Directions for this task:
In the listing that follows, retype every line from the first through the one containing "fig = plt.figure(figsize=(W". Pictures are to be left out.

Data extract:

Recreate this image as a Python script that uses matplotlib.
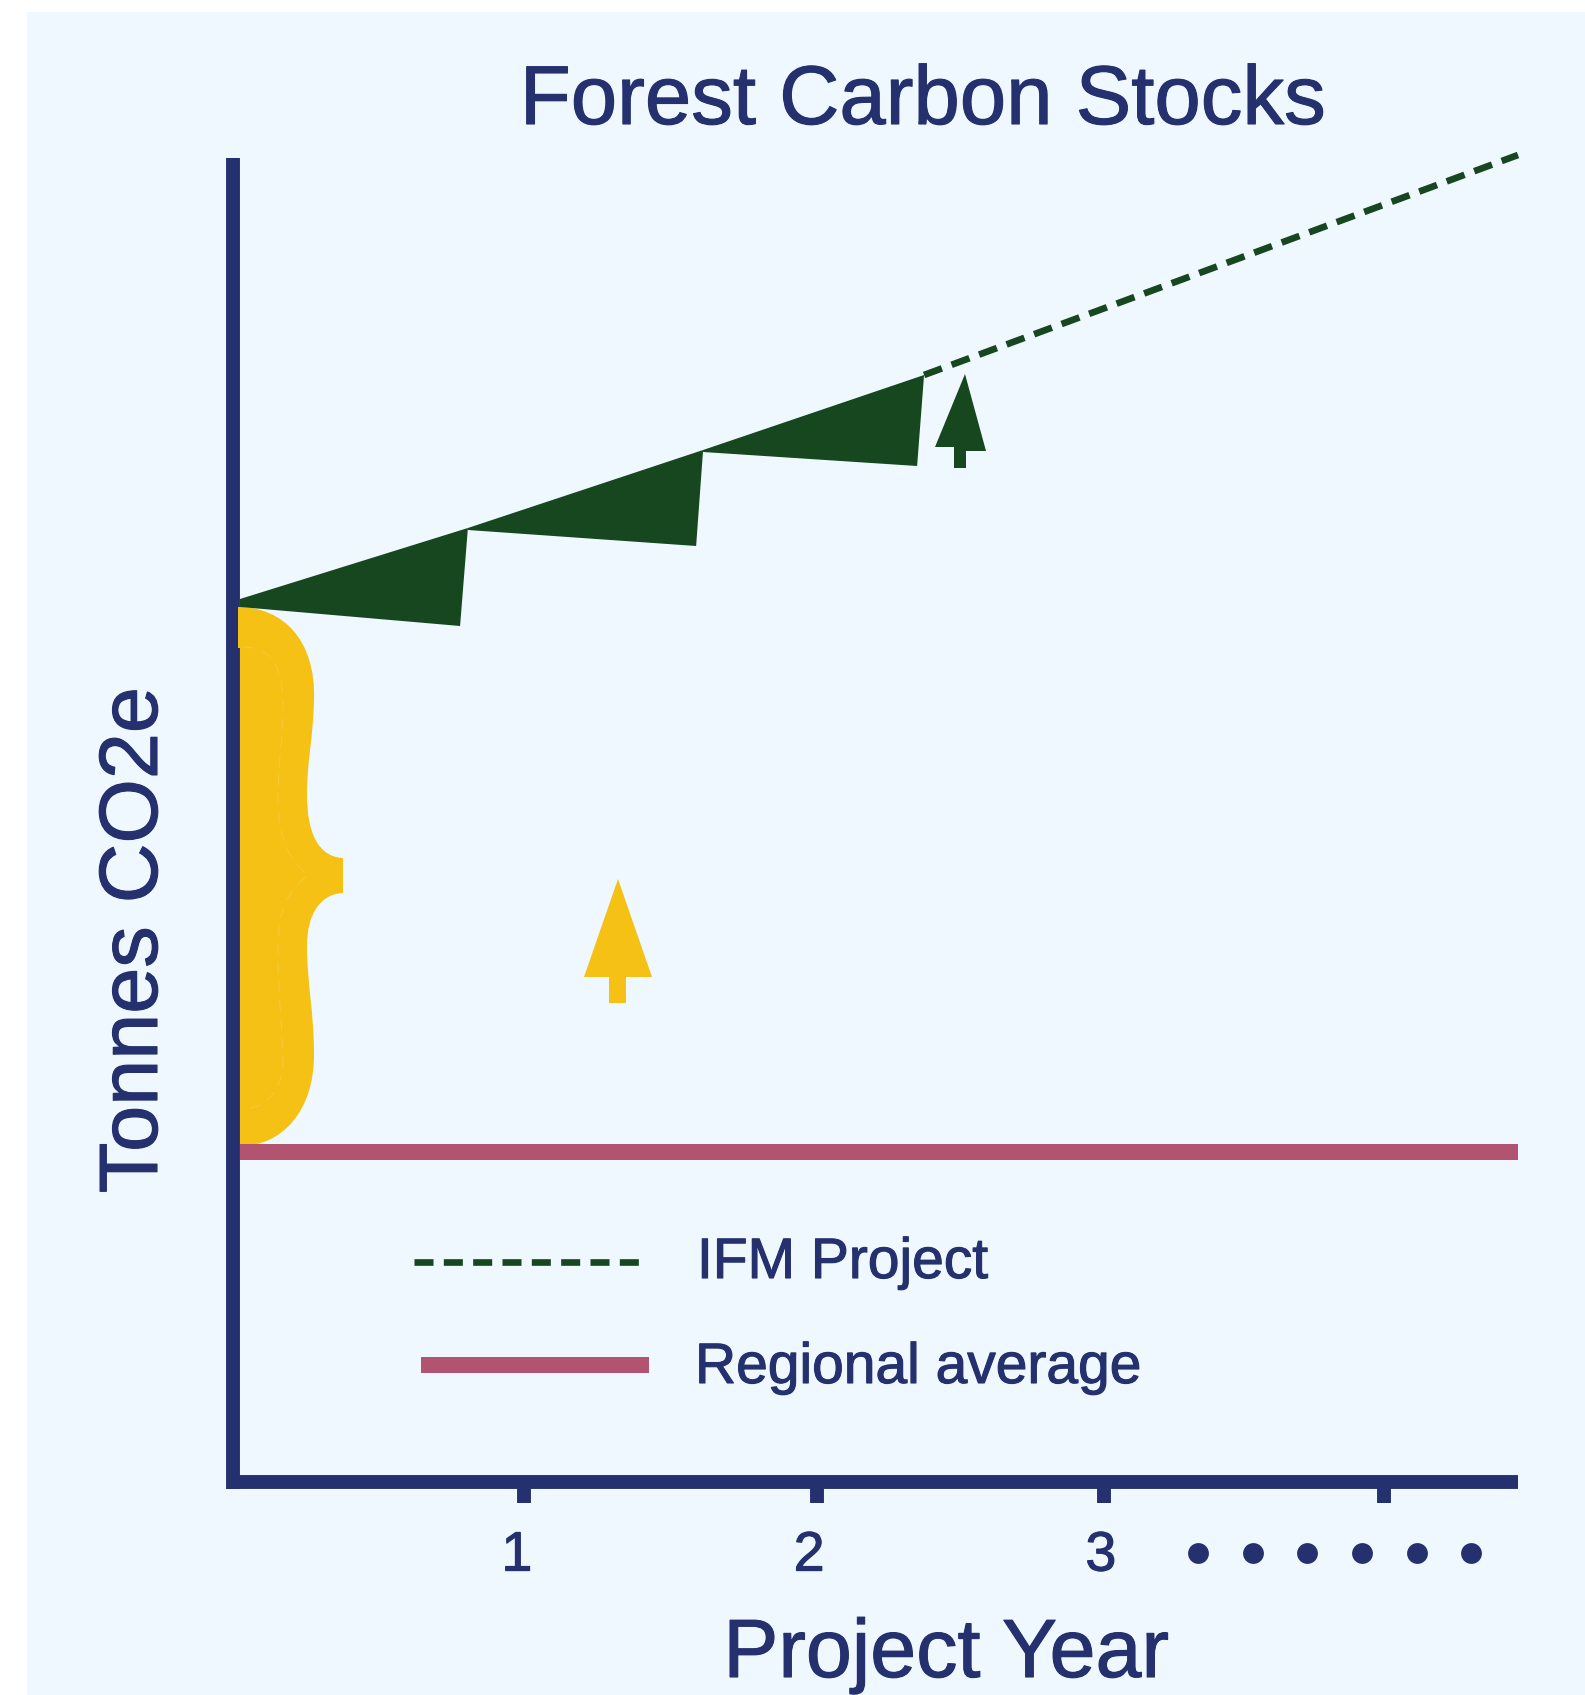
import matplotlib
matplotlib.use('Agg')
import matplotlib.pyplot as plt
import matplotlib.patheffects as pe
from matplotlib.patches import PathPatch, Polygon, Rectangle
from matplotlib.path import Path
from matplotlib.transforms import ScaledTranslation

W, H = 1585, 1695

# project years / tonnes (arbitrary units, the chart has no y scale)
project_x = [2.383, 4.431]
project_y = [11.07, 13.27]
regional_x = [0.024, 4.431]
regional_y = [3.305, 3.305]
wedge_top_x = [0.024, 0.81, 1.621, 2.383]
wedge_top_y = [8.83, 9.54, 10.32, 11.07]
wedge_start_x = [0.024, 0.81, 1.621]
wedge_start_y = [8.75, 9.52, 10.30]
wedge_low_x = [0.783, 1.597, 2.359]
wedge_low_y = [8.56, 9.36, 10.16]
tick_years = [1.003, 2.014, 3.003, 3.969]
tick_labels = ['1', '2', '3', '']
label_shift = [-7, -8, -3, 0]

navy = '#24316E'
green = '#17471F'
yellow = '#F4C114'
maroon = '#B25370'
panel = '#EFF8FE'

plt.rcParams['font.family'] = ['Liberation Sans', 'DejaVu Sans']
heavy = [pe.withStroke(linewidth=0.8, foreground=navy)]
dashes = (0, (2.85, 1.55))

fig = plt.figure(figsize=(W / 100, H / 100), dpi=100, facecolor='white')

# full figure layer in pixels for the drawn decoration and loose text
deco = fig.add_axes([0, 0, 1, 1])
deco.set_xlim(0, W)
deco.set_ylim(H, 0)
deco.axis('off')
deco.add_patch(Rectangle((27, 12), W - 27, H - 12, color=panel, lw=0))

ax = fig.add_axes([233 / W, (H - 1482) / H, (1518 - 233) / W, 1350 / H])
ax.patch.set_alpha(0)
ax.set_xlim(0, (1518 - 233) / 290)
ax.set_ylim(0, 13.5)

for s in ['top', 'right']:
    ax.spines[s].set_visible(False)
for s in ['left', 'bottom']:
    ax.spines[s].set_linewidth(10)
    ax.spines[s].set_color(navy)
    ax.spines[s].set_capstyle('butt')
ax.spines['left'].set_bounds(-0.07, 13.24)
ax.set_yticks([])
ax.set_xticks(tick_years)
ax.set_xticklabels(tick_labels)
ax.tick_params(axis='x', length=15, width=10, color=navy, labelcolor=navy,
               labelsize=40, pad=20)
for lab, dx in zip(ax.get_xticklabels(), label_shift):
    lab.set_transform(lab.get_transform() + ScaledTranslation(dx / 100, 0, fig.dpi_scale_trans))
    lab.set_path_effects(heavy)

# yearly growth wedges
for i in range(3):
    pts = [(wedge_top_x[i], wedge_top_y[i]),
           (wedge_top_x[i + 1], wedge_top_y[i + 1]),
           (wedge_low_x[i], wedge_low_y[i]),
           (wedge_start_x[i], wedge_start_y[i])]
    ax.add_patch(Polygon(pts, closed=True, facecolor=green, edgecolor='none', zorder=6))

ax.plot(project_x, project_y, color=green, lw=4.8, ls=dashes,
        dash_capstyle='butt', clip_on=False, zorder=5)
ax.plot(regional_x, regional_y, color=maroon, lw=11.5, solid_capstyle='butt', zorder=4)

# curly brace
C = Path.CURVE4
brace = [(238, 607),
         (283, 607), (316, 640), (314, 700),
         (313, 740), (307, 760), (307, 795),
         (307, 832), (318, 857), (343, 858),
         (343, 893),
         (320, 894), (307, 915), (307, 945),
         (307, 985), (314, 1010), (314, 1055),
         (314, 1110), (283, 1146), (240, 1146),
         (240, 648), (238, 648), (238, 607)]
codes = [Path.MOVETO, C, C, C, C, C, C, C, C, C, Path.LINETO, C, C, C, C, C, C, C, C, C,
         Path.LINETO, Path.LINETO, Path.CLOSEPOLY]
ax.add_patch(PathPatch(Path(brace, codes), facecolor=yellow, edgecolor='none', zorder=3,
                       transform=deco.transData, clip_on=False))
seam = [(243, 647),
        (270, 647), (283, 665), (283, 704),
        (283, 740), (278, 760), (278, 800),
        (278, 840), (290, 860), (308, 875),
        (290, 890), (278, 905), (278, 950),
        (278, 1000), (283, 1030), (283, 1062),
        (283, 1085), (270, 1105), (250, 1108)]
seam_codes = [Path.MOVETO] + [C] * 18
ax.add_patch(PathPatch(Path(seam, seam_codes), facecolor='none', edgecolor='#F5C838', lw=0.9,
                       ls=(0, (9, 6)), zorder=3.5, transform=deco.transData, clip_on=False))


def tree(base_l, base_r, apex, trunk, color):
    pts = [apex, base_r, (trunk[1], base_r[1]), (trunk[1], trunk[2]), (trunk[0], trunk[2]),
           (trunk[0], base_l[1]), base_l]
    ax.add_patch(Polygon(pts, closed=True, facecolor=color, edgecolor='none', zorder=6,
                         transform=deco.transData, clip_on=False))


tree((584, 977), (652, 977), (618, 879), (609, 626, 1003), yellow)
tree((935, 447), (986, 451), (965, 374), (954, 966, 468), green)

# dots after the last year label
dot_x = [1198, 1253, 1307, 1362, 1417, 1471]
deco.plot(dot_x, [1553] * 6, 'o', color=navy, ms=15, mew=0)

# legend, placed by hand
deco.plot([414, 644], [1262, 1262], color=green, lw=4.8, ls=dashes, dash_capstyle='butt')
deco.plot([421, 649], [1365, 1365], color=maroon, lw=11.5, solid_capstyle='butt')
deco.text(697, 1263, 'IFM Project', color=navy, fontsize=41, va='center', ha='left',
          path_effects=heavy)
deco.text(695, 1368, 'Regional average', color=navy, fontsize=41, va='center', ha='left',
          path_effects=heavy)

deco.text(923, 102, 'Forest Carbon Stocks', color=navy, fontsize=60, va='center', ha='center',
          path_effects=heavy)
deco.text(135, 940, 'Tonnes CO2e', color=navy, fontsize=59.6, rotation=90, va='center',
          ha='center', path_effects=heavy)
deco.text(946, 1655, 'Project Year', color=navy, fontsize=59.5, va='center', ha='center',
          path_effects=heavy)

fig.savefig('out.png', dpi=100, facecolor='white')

Task solution:
Recreate this image as a Python script that uses matplotlib.
import matplotlib
matplotlib.use('Agg')
import matplotlib.pyplot as plt
import matplotlib.patheffects as pe
from matplotlib.patches import PathPatch, Polygon, Rectangle
from matplotlib.path import Path
from matplotlib.transforms import ScaledTranslation

W, H = 1585, 1695

# project years / tonnes (arbitrary units, the chart has no y scale)
project_x = [2.383, 4.431]
project_y = [11.07, 13.27]
regional_x = [0.024, 4.431]
regional_y = [3.305, 3.305]
wedge_top_x = [0.024, 0.81, 1.621, 2.383]
wedge_top_y = [8.83, 9.54, 10.32, 11.07]
wedge_start_x = [0.024, 0.81, 1.621]
wedge_start_y = [8.75, 9.52, 10.30]
wedge_low_x = [0.783, 1.597, 2.359]
wedge_low_y = [8.56, 9.36, 10.16]
tick_years = [1.003, 2.014, 3.003, 3.969]
tick_labels = ['1', '2', '3', '']
label_shift = [-7, -8, -3, 0]

navy = '#24316E'
green = '#17471F'
yellow = '#F4C114'
maroon = '#B25370'
panel = '#EFF8FE'

plt.rcParams['font.family'] = ['Liberation Sans', 'DejaVu Sans']
heavy = [pe.withStroke(linewidth=0.8, foreground=navy)]
dashes = (0, (2.85, 1.55))

fig = plt.figure(figsize=(W / 100, H / 100), dpi=100, facecolor='white')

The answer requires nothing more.